GOAL OF THE EXERCISE
Search the records for "this" and copy each line that holds it.

[begin EXTRACTED MATERIAL]

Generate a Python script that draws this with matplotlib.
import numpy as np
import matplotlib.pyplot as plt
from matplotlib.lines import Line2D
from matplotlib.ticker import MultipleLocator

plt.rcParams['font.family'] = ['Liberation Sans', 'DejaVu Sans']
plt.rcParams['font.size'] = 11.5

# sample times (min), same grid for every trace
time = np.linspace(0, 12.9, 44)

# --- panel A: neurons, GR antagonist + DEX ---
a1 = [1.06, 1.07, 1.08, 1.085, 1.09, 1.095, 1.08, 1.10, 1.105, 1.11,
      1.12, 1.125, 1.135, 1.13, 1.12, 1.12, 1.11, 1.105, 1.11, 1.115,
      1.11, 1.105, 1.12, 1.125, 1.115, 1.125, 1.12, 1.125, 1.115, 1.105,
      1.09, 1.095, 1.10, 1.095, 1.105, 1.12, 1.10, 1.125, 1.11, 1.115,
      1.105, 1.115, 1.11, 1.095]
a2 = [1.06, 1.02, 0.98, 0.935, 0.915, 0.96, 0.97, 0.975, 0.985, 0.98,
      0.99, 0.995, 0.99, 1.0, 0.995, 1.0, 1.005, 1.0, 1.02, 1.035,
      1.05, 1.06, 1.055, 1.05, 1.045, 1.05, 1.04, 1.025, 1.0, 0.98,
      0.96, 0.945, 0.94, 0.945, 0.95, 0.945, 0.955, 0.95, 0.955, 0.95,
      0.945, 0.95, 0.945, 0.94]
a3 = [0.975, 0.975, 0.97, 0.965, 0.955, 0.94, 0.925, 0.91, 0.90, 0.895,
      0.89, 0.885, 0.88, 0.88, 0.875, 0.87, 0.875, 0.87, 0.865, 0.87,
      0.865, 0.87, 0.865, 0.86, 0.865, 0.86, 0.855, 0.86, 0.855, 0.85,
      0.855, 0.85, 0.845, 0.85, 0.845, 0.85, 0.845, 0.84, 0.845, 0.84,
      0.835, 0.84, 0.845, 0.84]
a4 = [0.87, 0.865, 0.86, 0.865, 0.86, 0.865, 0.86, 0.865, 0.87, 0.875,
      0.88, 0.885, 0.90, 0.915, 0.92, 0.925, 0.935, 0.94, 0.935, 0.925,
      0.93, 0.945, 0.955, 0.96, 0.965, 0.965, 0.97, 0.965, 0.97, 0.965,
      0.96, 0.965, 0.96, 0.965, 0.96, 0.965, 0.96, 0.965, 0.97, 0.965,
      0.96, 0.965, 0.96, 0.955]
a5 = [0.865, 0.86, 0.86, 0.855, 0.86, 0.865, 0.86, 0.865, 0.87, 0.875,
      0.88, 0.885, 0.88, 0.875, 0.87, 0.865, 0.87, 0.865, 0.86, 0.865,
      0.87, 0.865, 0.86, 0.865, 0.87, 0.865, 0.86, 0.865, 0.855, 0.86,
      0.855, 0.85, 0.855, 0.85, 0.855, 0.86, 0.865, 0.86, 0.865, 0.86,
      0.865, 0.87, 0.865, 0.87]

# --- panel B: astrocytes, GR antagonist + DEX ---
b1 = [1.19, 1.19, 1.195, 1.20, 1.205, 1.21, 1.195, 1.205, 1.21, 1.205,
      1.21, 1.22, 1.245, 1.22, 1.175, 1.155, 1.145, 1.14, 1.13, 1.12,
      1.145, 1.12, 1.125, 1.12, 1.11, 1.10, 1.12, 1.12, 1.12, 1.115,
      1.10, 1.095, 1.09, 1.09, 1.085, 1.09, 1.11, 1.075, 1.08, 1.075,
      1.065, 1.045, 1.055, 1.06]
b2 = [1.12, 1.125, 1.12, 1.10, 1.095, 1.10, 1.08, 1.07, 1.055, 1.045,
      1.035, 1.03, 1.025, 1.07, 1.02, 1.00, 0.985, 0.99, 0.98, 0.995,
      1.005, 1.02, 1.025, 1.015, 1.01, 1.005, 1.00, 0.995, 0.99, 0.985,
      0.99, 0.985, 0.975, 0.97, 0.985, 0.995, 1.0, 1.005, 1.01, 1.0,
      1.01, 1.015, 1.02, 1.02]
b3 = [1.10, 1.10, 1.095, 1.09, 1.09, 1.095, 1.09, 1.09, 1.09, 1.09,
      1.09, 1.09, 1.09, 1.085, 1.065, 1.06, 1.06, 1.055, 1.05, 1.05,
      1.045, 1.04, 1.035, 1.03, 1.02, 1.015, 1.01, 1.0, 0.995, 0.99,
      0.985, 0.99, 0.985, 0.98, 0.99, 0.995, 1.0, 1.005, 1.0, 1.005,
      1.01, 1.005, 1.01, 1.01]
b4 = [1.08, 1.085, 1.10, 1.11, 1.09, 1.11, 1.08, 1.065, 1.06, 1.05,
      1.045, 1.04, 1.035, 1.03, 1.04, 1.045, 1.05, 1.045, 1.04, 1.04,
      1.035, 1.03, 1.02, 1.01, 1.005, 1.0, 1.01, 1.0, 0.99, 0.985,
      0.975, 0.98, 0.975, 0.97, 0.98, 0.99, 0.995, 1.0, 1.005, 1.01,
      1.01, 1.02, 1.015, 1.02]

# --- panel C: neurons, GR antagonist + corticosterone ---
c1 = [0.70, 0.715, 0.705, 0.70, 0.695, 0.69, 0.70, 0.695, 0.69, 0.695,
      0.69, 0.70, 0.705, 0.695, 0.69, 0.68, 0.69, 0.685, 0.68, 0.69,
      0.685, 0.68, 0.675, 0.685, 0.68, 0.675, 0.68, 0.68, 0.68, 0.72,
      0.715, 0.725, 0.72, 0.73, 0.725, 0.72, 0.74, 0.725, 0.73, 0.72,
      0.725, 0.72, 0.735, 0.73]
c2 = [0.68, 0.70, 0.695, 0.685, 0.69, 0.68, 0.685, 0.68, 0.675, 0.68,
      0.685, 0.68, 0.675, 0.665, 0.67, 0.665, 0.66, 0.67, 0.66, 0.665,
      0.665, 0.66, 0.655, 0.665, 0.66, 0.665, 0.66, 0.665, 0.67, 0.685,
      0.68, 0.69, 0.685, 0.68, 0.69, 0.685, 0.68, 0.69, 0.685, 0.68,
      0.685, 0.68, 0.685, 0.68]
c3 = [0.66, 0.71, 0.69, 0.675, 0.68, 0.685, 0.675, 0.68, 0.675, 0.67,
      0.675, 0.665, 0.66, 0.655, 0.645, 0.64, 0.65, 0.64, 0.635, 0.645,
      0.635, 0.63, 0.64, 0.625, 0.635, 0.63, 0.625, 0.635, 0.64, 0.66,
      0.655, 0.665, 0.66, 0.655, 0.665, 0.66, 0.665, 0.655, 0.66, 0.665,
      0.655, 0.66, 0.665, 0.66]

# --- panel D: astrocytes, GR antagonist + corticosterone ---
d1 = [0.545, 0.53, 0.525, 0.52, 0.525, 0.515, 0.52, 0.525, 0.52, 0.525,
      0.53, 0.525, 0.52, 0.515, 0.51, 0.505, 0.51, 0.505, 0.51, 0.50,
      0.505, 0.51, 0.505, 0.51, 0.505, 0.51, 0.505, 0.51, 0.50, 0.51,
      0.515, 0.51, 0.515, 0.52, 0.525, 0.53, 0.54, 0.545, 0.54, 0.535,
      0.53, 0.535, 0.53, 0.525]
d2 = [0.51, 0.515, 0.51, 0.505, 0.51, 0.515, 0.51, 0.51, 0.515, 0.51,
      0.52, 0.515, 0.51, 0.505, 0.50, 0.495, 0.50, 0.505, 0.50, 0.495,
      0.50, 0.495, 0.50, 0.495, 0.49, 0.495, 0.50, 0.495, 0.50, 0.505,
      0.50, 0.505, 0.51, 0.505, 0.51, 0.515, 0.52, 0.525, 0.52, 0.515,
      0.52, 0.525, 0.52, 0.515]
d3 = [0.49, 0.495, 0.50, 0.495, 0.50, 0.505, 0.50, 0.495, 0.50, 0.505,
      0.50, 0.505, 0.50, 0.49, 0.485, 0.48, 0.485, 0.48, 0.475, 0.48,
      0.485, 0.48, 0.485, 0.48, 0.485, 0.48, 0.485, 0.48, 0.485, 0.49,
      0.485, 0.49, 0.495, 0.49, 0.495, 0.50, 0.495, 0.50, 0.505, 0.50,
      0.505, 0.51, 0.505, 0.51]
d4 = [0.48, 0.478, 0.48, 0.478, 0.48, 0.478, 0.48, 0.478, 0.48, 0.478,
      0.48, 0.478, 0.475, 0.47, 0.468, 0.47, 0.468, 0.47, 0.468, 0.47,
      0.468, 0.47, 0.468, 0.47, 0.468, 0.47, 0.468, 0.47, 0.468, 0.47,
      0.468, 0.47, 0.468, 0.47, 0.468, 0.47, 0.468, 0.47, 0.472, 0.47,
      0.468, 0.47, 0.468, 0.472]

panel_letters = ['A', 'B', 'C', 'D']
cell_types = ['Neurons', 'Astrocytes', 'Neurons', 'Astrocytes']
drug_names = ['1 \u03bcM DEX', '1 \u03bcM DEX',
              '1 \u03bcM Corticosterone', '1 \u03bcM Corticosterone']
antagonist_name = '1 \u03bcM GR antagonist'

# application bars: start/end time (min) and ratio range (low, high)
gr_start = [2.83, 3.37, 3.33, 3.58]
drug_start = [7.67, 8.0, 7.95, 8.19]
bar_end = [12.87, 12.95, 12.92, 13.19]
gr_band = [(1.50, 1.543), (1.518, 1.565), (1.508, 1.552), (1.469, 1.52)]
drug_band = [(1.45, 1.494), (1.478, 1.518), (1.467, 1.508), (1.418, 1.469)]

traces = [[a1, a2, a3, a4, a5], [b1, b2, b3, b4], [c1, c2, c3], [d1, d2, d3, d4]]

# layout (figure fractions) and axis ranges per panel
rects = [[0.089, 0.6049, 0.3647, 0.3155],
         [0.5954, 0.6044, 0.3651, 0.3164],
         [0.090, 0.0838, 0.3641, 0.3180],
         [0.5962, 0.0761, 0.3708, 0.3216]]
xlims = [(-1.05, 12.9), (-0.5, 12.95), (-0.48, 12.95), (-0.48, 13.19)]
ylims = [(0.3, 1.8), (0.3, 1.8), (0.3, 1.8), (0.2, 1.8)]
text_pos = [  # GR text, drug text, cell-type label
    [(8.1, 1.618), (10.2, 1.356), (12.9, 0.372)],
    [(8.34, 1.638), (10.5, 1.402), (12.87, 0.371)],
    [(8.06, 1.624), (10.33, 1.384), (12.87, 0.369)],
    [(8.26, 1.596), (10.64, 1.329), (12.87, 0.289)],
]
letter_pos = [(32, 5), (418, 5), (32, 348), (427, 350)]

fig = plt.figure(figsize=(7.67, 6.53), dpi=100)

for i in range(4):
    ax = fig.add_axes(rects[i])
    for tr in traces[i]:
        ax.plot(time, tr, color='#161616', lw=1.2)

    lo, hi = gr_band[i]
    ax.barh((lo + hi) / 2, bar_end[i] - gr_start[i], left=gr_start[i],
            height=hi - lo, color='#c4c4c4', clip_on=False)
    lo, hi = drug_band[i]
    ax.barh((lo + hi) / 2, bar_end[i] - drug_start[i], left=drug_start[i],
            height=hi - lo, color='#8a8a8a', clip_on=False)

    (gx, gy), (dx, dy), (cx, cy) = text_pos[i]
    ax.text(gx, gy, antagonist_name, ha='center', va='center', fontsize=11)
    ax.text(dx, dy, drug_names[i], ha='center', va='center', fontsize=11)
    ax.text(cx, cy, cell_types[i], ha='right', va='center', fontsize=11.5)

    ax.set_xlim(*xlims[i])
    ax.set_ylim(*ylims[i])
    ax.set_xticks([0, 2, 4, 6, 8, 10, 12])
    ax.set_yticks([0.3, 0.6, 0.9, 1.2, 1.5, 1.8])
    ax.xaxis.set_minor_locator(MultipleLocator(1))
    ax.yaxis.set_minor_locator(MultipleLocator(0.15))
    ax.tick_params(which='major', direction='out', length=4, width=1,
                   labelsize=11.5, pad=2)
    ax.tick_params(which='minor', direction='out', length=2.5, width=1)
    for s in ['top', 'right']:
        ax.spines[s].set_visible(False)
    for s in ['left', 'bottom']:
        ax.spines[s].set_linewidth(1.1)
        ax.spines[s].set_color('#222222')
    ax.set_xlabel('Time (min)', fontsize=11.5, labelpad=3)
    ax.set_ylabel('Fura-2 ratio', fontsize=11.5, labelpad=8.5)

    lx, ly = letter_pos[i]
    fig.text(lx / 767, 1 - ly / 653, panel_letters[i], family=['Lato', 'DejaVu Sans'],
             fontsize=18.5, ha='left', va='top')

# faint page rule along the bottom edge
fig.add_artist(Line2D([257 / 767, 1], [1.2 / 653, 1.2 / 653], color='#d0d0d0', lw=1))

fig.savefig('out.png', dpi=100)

[end EXTRACTED MATERIAL]
[begin EXTRACTED MATERIAL]

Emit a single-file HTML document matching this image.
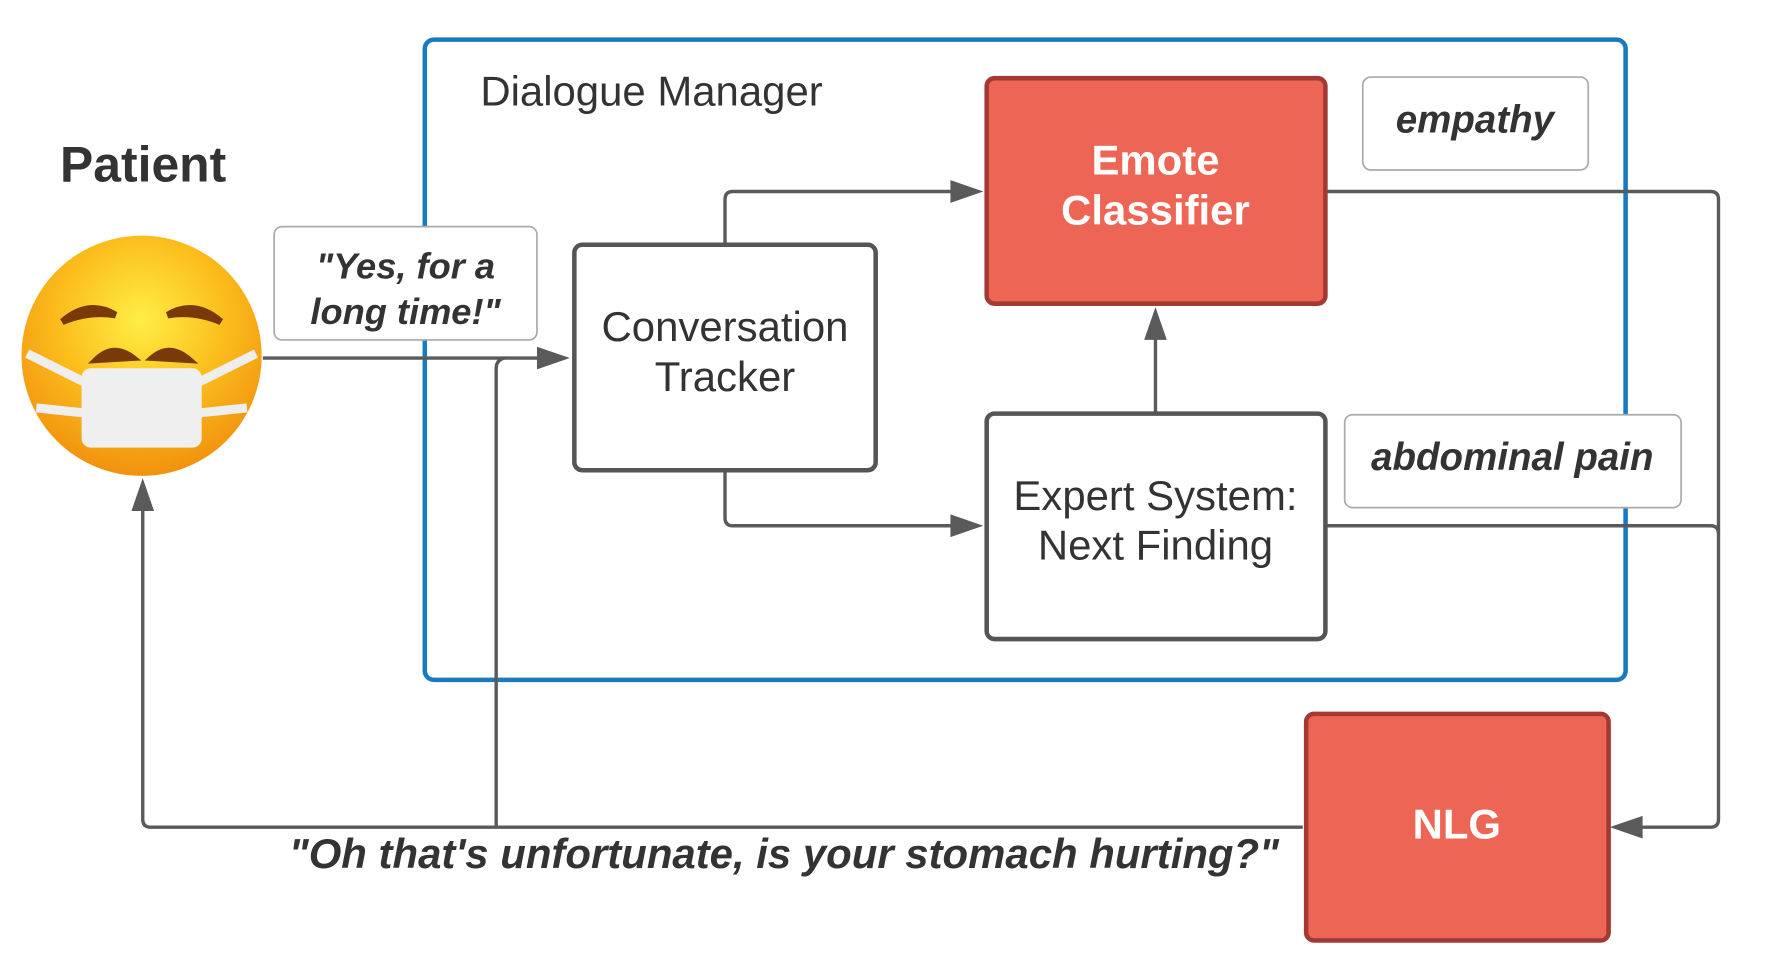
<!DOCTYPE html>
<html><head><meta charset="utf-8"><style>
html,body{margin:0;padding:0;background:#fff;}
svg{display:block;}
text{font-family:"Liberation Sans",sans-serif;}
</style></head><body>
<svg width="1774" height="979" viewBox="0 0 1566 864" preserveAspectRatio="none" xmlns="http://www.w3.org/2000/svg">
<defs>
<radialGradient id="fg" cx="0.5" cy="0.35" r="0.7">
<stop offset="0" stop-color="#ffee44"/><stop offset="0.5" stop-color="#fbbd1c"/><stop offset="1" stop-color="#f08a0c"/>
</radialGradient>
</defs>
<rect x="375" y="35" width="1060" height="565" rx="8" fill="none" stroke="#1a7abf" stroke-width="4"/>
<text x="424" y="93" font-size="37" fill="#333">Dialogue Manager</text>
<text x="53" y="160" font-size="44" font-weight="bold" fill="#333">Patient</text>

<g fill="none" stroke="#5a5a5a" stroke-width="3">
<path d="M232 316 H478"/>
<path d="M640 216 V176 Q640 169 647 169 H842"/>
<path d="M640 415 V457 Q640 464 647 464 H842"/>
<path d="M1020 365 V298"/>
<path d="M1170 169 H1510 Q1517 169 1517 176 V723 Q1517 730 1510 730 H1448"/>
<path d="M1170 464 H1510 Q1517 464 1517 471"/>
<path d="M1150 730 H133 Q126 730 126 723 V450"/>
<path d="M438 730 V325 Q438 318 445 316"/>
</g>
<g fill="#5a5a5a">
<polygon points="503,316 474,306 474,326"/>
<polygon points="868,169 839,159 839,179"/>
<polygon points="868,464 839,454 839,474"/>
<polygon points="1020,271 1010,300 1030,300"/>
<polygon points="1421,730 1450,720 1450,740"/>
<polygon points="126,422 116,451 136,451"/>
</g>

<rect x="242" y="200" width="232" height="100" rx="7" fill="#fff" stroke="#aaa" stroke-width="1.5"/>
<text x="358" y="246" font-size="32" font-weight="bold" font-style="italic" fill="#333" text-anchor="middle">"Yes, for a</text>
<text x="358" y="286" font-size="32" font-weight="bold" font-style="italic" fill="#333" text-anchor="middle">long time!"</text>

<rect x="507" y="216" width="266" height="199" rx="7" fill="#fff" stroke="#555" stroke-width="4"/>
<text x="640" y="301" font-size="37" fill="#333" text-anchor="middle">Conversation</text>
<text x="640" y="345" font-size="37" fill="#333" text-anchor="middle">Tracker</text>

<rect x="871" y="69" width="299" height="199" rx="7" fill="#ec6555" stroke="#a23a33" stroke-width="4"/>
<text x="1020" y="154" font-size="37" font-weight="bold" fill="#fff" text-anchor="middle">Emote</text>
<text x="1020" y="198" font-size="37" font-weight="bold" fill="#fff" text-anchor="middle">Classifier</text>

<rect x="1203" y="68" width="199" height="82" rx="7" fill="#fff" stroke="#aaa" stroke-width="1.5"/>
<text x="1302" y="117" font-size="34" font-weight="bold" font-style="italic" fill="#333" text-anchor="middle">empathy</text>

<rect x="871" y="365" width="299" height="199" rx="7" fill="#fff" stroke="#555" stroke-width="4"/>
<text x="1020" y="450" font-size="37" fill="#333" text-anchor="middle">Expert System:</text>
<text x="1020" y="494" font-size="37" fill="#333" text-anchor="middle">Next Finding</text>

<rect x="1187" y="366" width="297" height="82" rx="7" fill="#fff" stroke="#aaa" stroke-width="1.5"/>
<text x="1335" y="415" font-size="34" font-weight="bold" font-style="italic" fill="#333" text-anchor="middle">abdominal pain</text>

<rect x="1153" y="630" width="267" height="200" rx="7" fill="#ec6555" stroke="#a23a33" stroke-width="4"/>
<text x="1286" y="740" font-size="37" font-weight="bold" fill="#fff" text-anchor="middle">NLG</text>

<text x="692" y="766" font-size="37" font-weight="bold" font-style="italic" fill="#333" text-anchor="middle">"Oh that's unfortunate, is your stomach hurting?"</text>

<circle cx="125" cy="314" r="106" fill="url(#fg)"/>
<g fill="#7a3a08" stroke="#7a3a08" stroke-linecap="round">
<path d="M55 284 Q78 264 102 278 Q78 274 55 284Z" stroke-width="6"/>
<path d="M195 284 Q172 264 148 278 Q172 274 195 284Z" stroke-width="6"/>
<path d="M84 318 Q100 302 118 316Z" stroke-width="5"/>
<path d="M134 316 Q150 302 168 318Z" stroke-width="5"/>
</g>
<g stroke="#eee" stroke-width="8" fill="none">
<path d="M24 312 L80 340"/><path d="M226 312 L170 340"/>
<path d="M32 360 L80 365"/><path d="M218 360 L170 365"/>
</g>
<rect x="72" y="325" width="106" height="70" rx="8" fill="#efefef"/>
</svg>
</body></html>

[end EXTRACTED MATERIAL]
[begin EXTRACTED MATERIAL]

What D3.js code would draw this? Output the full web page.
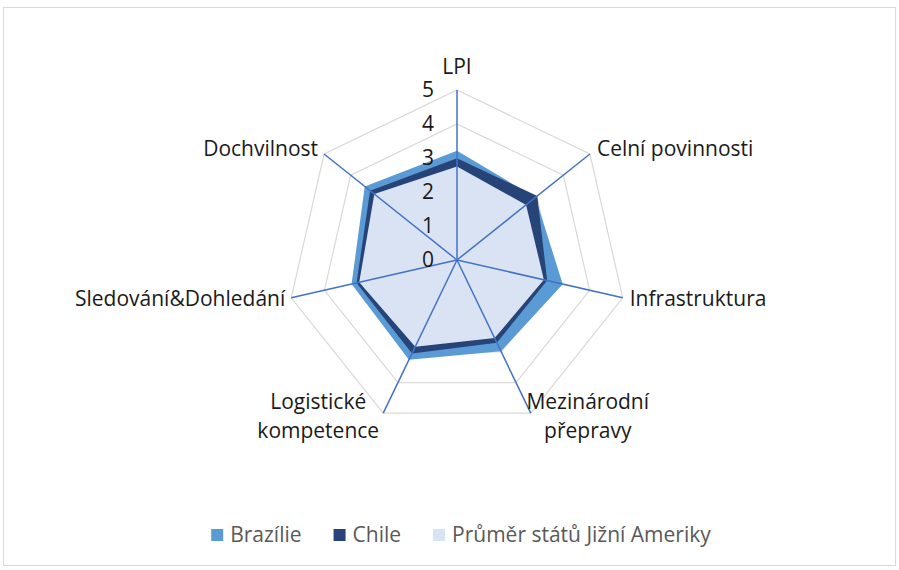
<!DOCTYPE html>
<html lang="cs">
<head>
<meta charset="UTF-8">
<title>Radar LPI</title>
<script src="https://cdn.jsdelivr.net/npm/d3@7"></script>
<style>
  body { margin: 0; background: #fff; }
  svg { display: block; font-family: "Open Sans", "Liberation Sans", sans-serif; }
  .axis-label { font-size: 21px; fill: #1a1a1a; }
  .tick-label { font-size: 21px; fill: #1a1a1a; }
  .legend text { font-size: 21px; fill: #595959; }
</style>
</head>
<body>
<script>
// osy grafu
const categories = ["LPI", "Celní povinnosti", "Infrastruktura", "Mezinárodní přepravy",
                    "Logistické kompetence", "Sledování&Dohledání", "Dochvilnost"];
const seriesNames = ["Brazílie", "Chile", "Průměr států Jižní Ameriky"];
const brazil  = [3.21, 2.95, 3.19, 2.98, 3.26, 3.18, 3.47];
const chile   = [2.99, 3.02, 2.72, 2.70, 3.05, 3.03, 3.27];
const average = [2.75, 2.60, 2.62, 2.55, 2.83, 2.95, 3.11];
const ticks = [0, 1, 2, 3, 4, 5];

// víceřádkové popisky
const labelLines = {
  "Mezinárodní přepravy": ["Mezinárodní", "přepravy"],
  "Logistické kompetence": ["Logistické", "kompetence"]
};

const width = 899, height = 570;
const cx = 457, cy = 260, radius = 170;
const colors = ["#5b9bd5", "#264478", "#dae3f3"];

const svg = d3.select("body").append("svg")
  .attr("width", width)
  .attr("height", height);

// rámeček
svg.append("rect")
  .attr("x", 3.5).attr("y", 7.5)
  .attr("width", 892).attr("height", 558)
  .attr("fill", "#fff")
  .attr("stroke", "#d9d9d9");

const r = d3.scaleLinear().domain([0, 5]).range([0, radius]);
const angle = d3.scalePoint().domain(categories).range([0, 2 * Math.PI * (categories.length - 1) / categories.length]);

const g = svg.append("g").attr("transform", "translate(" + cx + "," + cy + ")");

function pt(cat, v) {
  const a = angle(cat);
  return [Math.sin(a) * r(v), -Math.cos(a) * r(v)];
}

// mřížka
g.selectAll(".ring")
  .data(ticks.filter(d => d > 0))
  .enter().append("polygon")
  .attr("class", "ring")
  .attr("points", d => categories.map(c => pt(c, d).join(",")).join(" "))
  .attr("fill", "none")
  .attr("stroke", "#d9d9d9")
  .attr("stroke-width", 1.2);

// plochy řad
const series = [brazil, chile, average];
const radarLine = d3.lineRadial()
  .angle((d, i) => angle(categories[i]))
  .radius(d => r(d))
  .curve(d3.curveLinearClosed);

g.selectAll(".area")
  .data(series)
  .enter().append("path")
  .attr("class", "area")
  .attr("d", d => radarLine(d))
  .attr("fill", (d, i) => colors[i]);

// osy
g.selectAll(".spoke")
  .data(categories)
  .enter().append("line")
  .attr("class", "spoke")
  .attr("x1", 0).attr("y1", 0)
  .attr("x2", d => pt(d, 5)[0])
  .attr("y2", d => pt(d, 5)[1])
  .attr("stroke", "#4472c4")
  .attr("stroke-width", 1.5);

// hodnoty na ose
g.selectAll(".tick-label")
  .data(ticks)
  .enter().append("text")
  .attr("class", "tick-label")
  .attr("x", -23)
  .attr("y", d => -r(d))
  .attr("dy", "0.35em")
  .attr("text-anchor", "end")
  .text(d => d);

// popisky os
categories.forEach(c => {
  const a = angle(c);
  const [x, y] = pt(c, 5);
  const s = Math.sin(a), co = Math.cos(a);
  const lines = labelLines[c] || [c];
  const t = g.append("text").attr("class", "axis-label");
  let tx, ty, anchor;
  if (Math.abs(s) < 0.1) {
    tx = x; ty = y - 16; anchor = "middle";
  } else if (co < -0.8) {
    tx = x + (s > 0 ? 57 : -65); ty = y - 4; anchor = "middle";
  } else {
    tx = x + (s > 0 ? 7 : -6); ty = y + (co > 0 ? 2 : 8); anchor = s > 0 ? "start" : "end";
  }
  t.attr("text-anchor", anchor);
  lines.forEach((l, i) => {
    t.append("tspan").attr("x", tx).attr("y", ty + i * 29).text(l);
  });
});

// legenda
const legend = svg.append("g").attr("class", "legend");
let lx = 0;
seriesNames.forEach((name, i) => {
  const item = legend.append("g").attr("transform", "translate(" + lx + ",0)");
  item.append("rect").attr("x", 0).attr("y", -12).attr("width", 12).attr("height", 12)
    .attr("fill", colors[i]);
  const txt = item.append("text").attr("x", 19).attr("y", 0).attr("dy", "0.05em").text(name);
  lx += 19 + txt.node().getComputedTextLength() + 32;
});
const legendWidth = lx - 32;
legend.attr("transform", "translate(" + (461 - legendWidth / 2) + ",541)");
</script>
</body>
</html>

[end EXTRACTED MATERIAL]

FINAL RESULT
Generate a Python script that draws this with matplotlib.
Emit a single-file HTML document matching this image.
What D3.js code would draw this? Output the full web page.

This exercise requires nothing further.